E Jesus continua, concluindo o Evangelho: “Porque o Filho do Homem virá na glória do seu Pai, com todos os seus anjos, então retribuirá a cada um de acordo com a sua conduta” (v. 27). Em outras palavras, seremos recompensados por aquilo que fizemos para segui-lo. Esta afirmativa de Jesus acerca do seguimento do discípulo deve-nos incomodar. Quantas vezes queremos seguir a um pseudo-Cristo, pintado conforme os nossos interesses particulares, uma espécie de Jesus à nossa conveniência? O mundo, prioritariamente por dois motivos, necessita do testemunho cristão: 1) Porque já se sente vazio e fatigado de tantas palavras descomprometidas com a vida; 2) Porque o testemunho arrasta a muitos para o Cristo. Se os cristãos não derem razão de sua fé pela vida, a fim de atrair muitos para Jesus, para que todos Nele alcancem a Vida, quem o dará? Os indiferentes? Em nome de um cristianismo desleixado, muitos acabam pensando que Jesus é uma ideologia, e, por isso, não encontram razão para alicerçar-se nos valores evangélicos. Outros cristãos se desesperam no meio dos trabalhos e cruzes da vida, pensando que Deus o abandonou à mercê de sua própria sorte. Por isso, na hora em que urge a demonstração da força da fé, estes se deflagram na aflição, no desespero, na depressão. Jesus nunca prometeu vida fácil para os que lhe querem seguir: “Em verdade vos digo: ninguém há que tenha deixado casa ou irmãos, ou irmãs, ou pai, ou mãe, ou filhos, ou terras por causa de mim e por causa do Evangelho que não receba, já neste século, cem vezes mais casas, irmãos, irmãs, mães, filhos e terras, com perseguições e no século vindouro a vida eterna” (Mc 10, 29-30).
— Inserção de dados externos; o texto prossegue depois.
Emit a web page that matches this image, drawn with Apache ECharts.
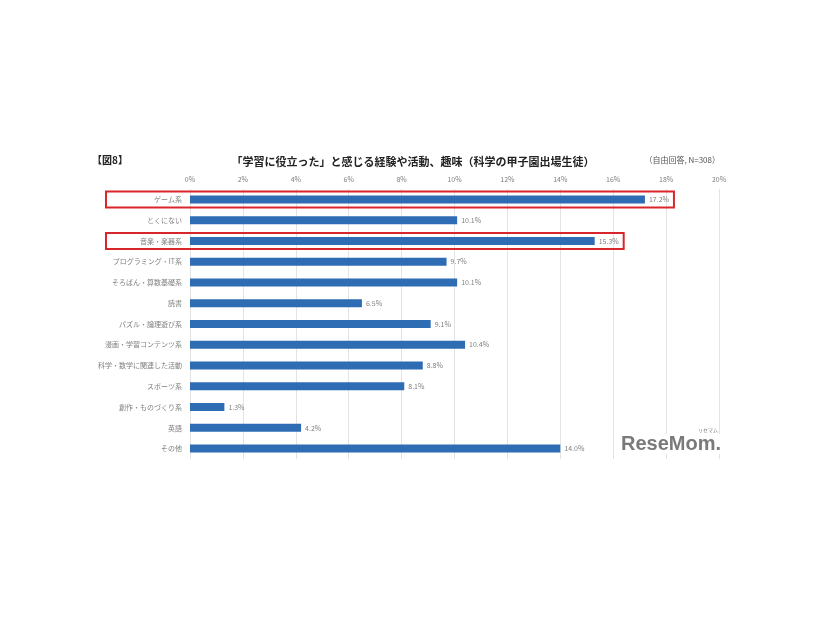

Na Primeira Leitura, temos o exemplo de Jeremias como seduzido inteiramente por Deus. Já na última parte de seu livro, o Profeta reconhece que esta sedução pelo Senhor lhe acarreta inúmeros desafios, inclusive o da incompreensão, da indignação, da marginalização, da chacota, entre outros. Jeremias tenta a todo custo separar-se deste amor: “Não quero mais lembrar-me disso nem falar mais em nome dele” (Jr 20, 9). No entanto, quanto mais ele tentar divorciar-se deste amor, mais apaixonado estará, sentindo cada vez mais a vontade de estar perto Dele, sentimento agudo comparado a um fogo ardente e penetrante. Reconhece assim que o amor fascinante do Senhor é mais forte do que toda e qualquer adversidade.

Quantas vezes o desânimo de sermos profetas nos abate? No Batismo, fomos também ungidos para o profetismo. Ao nos debatermos com as cruzes, incompreensões e dificuldades de nossa vida, somos obrigados, como uma necessidade, a recordar da emoção que sentimos pelo nosso primeiro amor e amante: Deus. Devemos ter na lembrança o nosso “Divino Sedutor”. Jeremias foi um apaixonado por Deus a tão máximo ponto que derramou seu sangue, testemunhando o Senhor, o “violento sedutor” de sua vida. Que a seu exemplo, tenhamos um santo furor no nosso testemunho de profeta do Evangelho, eternos enamorados da causa do Senhor. Que sempre sintamos a necessidade de declarar com o Salmo: “A minh’alma tem sede de vós, como a terra sedenta, ó meu Deus” (Sl 62, 2).

O amor ao Senhor faz-nos aderir ao convite que São Paulo nos faz na Segunda Leitura: o de sermos um “sacrifício vivo, santo e agradável a Deus” (Rm 12, 1), tão como uma prestação de um culto espiritual. É a nossa vida como oblação. E como faremos na prática esta oferenda? São Paulo nos responde oferecendo-nos as pistas: a inconformação com o mundo, que nos leva a atitudes de conversão constante, inclusive nas dificuldades e agruras da vida, realizando, em tudo, a vontade de Deus, que de per si é boa, lhe é agradável, e nos aproxima mais da perfeição.

Que o Senhor sempre nos contagie com o seu amor, que lhe sejamos correspondentes neste profundo e autêntico sentimento. Que, ao levar  a nossa cruz, sejamos menos indignos da nossa identidade cristã.